Indonesia
Contents
Cities 2
Map
Popular red light districts in Indonesia
All Venues
Overview
Indonesia is not Thailand, and the difference matters before you book. This is the largest Muslim-majority country on earth, and its adult nightlife runs quieter, more discreet, and more legally exposed than anything in Bangkok or Manila. There is no Nana Plaza here, no street of neon gogo bars operating to a posted schedule. What exists instead is a bar-and-club scene where the action is freelance rather than venue-organised, concentrated in a handful of places the international crowd already knows. The two that matter for this guide are Bali — the resort island where the tourist economy smooths most edges — and Jakarta, the sprawling capital where the expat bar strip of Blok M has run a Thailand-style scene for decades. Everywhere else, coverage thins fast. Indonesia rewards travellers who know exactly where they are going and reads as cold to those who do not.
The women
The scene in Indonesia is freelance-driven rather than venue-organised, which changes how the whole thing works compared to Thailand or the Philippines. There are no barfines and no gogo lineups; instead the bars and clubs of Seminyak, Kuta, and Blok M function as meeting grounds where the arrangement is direct and informal. The crowd is predominantly local Indonesian, with women travelling to Bali and Jakarta from across Java and the outer islands for the tourist economy. English ranges from functional to fluent in the international bars and drops off quickly outside them. Because the model is freelance and the legal cover is thin, the etiquette leans heavily on discretion, mutual respect, and reading the room — pushiness and assumption land worse here than almost anywhere else in the region. This is a scene that works for the traveller who treats it as social first and transactional second, and frustrates everyone who gets that order wrong.
Legal landscape
Prostitution is illegal across Indonesia, and unlike Thailand the tolerance is uneven and conditional. This is a Muslim-majority country where conservative politics periodically turn the screws, and the past decade saw the two largest red-light complexes in the country shut by force.
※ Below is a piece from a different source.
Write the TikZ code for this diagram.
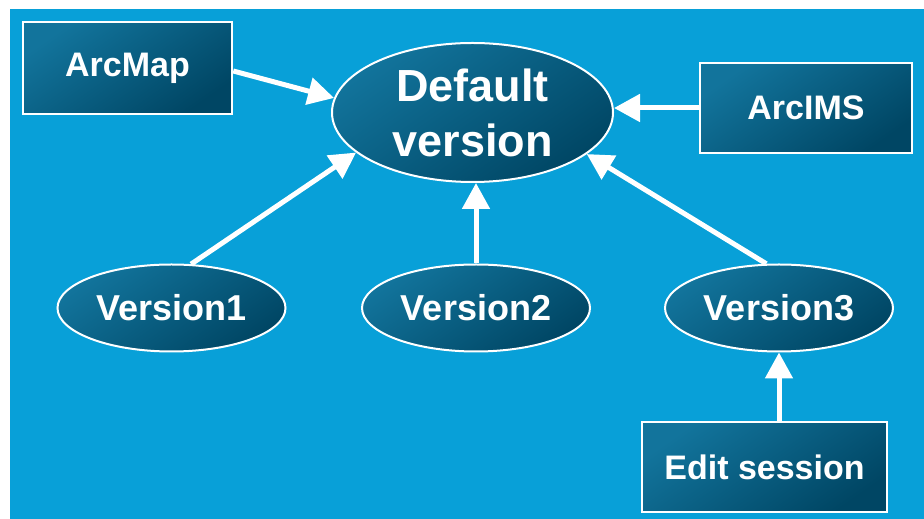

Jakarta's Kalijodo district was demolished in 2016. Dolly in Surabaya — for years the biggest organised prostitution complex in Southeast Asia — was closed in 2014. The lesson the scene took from both was to disperse into bars, clubs, and freelance arrangements rather than concentrate where a mayor can bulldoze it. Bali is the exception that proves the rule: as a Hindu-majority island whose entire economy runs on tourism, it tolerates a freelancer bar scene that would draw raids in a Javanese city. Enforcement elsewhere is real but selective, aimed at organised venues and public visibility rather than individuals. Discretion is not optional here — it is the operating condition of the entire scene.
Where to go
Two cities carry Indonesia's international nightlife, and they could not feel more different. Bali is the resort play: the scene clusters in the southern beach strip of Seminyak, Kuta, and Legian, where bars and superclubs run late and the crowd is a mix of tourists, expats, and locals. It is the most relaxed adult-adjacent environment in the country, smoothed by an economy that depends on visitors enjoying themselves. Jakarta is the opposite — a working capital of ten million where the action hides in plain sight. The centre of it is Blok M in the south, near the Little Tokyo expat pocket of Melawai, a bar strip that has run a Bangkok-style scene for decades and remains the first stop for anyone who knows the city. Kota, the old town in the north, adds an older, grittier club layer. Beyond these two cities, Indonesia's nightlife turns local, unmarked, and hard to read — not worth the trip for a first-time visitor.
Practical info
Indonesia runs on the rupiah (IDR), and the zeros take getting used to — prices in the tens and hundreds of thousands are normal, so check the count on every note. Most nationalities get a visa on arrival or visa-free entry for short stays; confirm your own before flying. Grab and Gojek are the transport backbone in both Bali and Jakarta — cheaper, safer, and less hassle than negotiating with street taxis, and Gojek's motorbike option beats Jakarta's traffic. Cash still rules the nightlife economy; ATMs are everywhere in tourist zones but dispense limited amounts per withdrawal, so plan ahead. A local SIM from Telkomsel or XL costs little and works far better than roaming. Bargaining is expected in markets and with informal services but not in established bars and clubs, where prices are set. Bali runs more expensive than Jakarta across the board — the tourist premium is real.